Escribe Enrique Martínez Lozano: “El relato evangélico que habla de la virginidad de María no tiene nada de original. El mito de la “madre virgen” recorre toda la antigüedad, desde Egipto hasta la India. Horus, en Egipto, nace de la virgen Isis (tras el anuncio que le hace Thaw); Attis, en Frigia, de la virgen Nama; Krishna, en la India, de la virgen Devaki; Dionisos, en Grecia, y Mitra, en Persia, de vírgenes innominadas… Por cierto, de prácticamente todos ellos se dice que nacieron un 25 de diciembre, en el solsticio de invierno – en el hemisferio Norte – , justo cuando el Sol vuelve a “nacer”, venciendo a la noche.”
Celebramos hoy la maternidad de María y es importante desentrañar su significado más profundo y lo que significa para nosotros hoy.
Lo que nos dice Enrique Martínez es muy importante por varias razones. Es un acto de honestidad con la historia y con las historias de las religiones y de la espiritualidad; y sin duda no es casualidad que todas o casi todas las tradiciones religiosas hablen de nacimientos virginales y utilicen la fecha simbólica del 25 de diciembre. Por otro lado, también, nos ayuda a trascender el relato, para captar lo esencial.
Siendo honestos, saliendo de una lectura literal del texto y teniendo la valentía de trascender el relato, solo podemos ganar y crecer. Así que…¡adelante!.
¿Qué hay detrás de la maternidad de María?
¿Qué expresa la virginidad de María?
Virginidad y maternidad van de la mano y son las dos caras de la misma moneda, por cuanto extraño y paradójico nos pueda parecer.
María, en la tradición cristiana, resume y concentra la belleza asombrosa de la armonía entre virginidad y maternidad.
María es madre porque es virgen y su ser virgen la convierte en madre.
La virginidad de María revela y expresa un corazón puro, abierto y disponible.
Esa es la clave de la virginidad. Por eso todos estamos llamados a la virginidad.
La virginidad indica una honestidad y un vacío radical. María es virgen porque está vacía de su “ego” y está totalmente disponible y abierta al Misterio.
Virginidad es dejarse “atravesar por el Misterio”, es no desear otra cosa que Dios, es dejarse fecundar por la semilla de la divinidad.
La luz puede atravesar completamente, solo una ventana virgen: una ventana totalmente transparente.
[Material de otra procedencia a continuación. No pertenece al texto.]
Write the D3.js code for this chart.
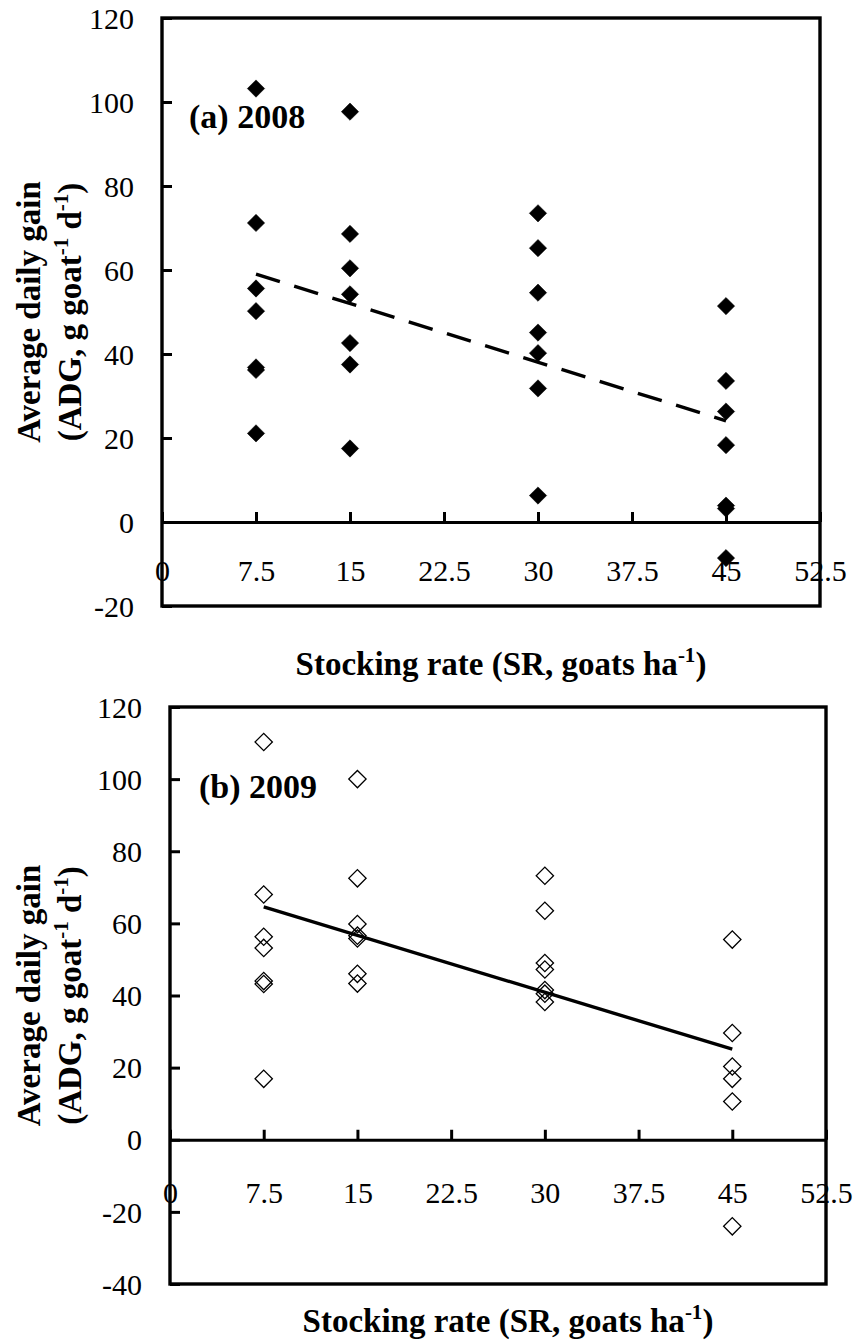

Una melodía solo puede expresarse a través de un espacio vacío: el agujero de la flauta nos lo muestra a la perfección.
Dejarse atravesar por el Misterio es decir “si” a la Vida, “si” al Amor.
Dejarse atravesar por el Misterio es vivir desde un profundo silencio interior, desde el cual, la Palabra puede ser y puede oírse.
Dejarse atravesar por el Misterio es ser cauce del torrente de la Vida.
Dejarse atravesar por el Misterio es estar siempre abiertos, serenos, en calma.
Dejarse atravesar por el Misterio es vivir desde la más pura confianza, sabiendo que todo estuvo bien, todo está bien y todo estará bien.
Y ocurre el milagro.
Desde esta virginidad brota vida, vida plena y abundante.
Desde este espacio vacío, la Vida puede ser, el Ser puede ser. Dios puede ser en ti, Dios puede expresarse y revelarse desde tu vacío asumido y amado.
Es la realidad que San Pablo expresaba de esta manera: “ya no vivo yo, sino que Cristo vive en mí: la vida que sigo viviendo en la carne, la vivo en la fe en el Hijo de Dios, que me amó y se entregó por mí”(Gal 2, 20).
Cuando trascendemos el “yo individual” – esta es la virginidad fundamental – la Vida puede manifestarse y revelarse. Seremos entonces madres y padres. Viviremos las verdaderas maternidad y paternidad. Seremos cocreadores del Infinito y de nuestra propia historia.
Veremos, por fin y con lágrimas de agradecimiento, que todo es gracias, todo es gratis, todo es gratuidad, todo es Vida.
Experimentaremos con asombro y gratitud las palabras del evangelio: “Les volcarán sobre el regazo una buena medida, apretada, sacudida y desbordante” (Lc 6, 38).